Le journal a rédigé le rapport à la suite d’un procès intenté par une collaboratrice de la société de capital-risque Binary Capital à l’encontre de l’un de ses fondateurs, Justin Caldbeck. La dame en question accuse ce dernier de diffamation. Il lui empêcherait de trouver un autre travail depuis qu’elle a quitté l’entreprise, en partie à cause de son environnement de travail sexiste. Après la divulgation de la plainte, six autres femmes ont porté des accusations d’avances sexuelles indésirables à l’encontre de Justin Caldbeck. Ce dernier a entre-temps démissionné de Binary Capital.
Quand la Silicon Valley grandira-t-elle ?
Tous ces rapports et accusations ne tombent pas du ciel. Les histoires au sujet de la “culture bro”, une sorte d’ambiance estudiantine au sein de laquelle tout est permis et où l’on demandera la permission plus tard, tourmentent les start-up depuis de longues années déjà. L’ouverture des portes de l’écluse pourrait être due au martyre public subi par Uber. En avril, Susan Fowler, une ingénieure de la société de transport, a exposé ses expériences dans un post de blog très partagé. S’en est suivi une longue vague de scandales, licenciements et analyses de la “culture d’entreprise” ayant provisoirement débouché sur la démission du CEO Travis Kalanick et de la moitié de son conseil d’administration.
Les chefs chauvins et les capitaux-risqueurs à la philosophie des années cinquante appartiennent-ils désormais au passé ? Nous verrons. L’histoire nous apprend, en effet, que les changements, même dans la Silicon Valley en rapide évolution, s’avèrent particulièrement lents dans ce domaine. Un regard jeté sur les grandes histoires des dernières années ne mène pas à une perspective optimiste. Presque qu’aucune start-up de taille n’est exempte de toute accusation. En 2014, la collaboratrice de GitHub, Julie Ann Horvath, a expliqué comment ses anciens collègues et le CEO de l’époque, Tom Preston-Werner, l’avaient importunée. De même, Tinder a eu à traiter au moins une accusation pour intimidation sexuelle. En juin 2014, l’ancien membre du conseil d’administration, Whitney Wolfe, a accusé le CMO de la société de commentaires sexistes, notamment le fait que citer son nom comme cofondatrice nuirait à la réputation de l’application.

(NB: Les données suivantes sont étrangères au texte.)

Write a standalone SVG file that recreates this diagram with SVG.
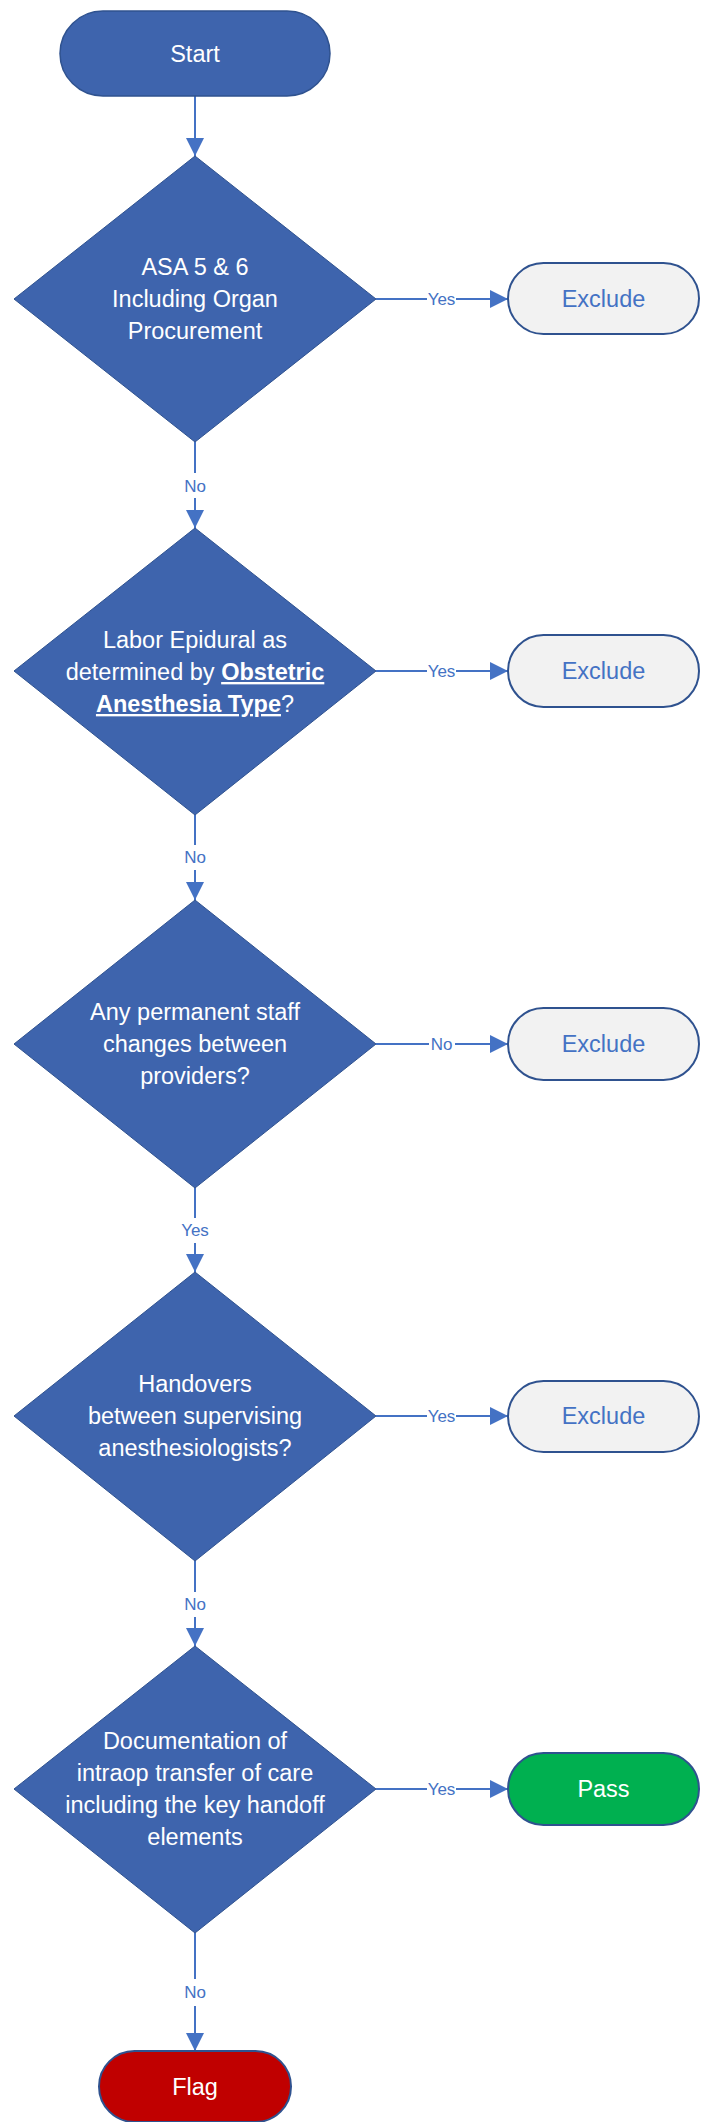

Je me suis rendu compte qu’il y avait un problème sous-jacent plus important dans cette industrie et je commence à comprendre que j’en ai fait partie.
En 2015, le procès du CEO de Reddit, Ellen Pao, qui a accusé la société d’investissement Kleiner Perkins de discrimination sexuelle, a fait couler beaucoup d’encre. Elle a finalement perdu. Palantir, que vous connaissez peut-être comme la société qui rassemble toutes les données des grandes villes du monde telles que Londres et a été fondée par le représentant de Trump, Peter Thiel, a été confrontée à une plainte pour racisme. La petite société AR Magic Leap a également été accusée, en février dernier, par l’ancienne vice-présidente du marketing et de l’identité de la marque, Tannen Campbell. Elle avait été engagée pour aider l’entreprise à résoudre son “problème rose/bleu”, un terme interne indiquant le manque de personnel féminin. Elle a finalement attaqué la start-up pour la promotion d’une ambiance de travail discriminatoire envers les femmes.
Et Uber ? L’entreprise n’est pas encore sortie des procès. Le dernier concerne plusieurs plaintes pour négligence criminelle. En effet, plusieurs procès pour viol à l’encontre de chauffeurs Uber sont en cours et découleraient, selon une accusation, en partie du manque de contrôle d’Uber. Parmi les noms cités, un homme appelé Yakhahnahn Ammi. Il avait déjà été condamné pour violence domestique et faisait l’objet d’un avis de recherche, mais il a pu rouler pour Uber sans trop de problèmes. Il aurait violé l’une de ses passagères en janvier.
Et pourtant
Le fait que d’importants investisseurs commencent à rédiger de longues excuses personnelles constitue déjà une évolution. Ce qui semble également changer est la pression exercée par les bailleurs de fonds. De nombreux millionnaires préfèrent ne pas associer leur nom à une entreprise telle que Binary Capital, afin de préserver leur réputation. Il s’agit déjà d’une forme de pression à laquelle il est difficile d’échapper. Dave McClure et Chris Sacca promettent une amélioration, bien qu’ils soient suffisamment malins pour connaître la crédibilité de cette affirmation. “Je ne m’attends pas à que l’on croit que je vais changer, mais j’y travaille”, écrit Dave McClure.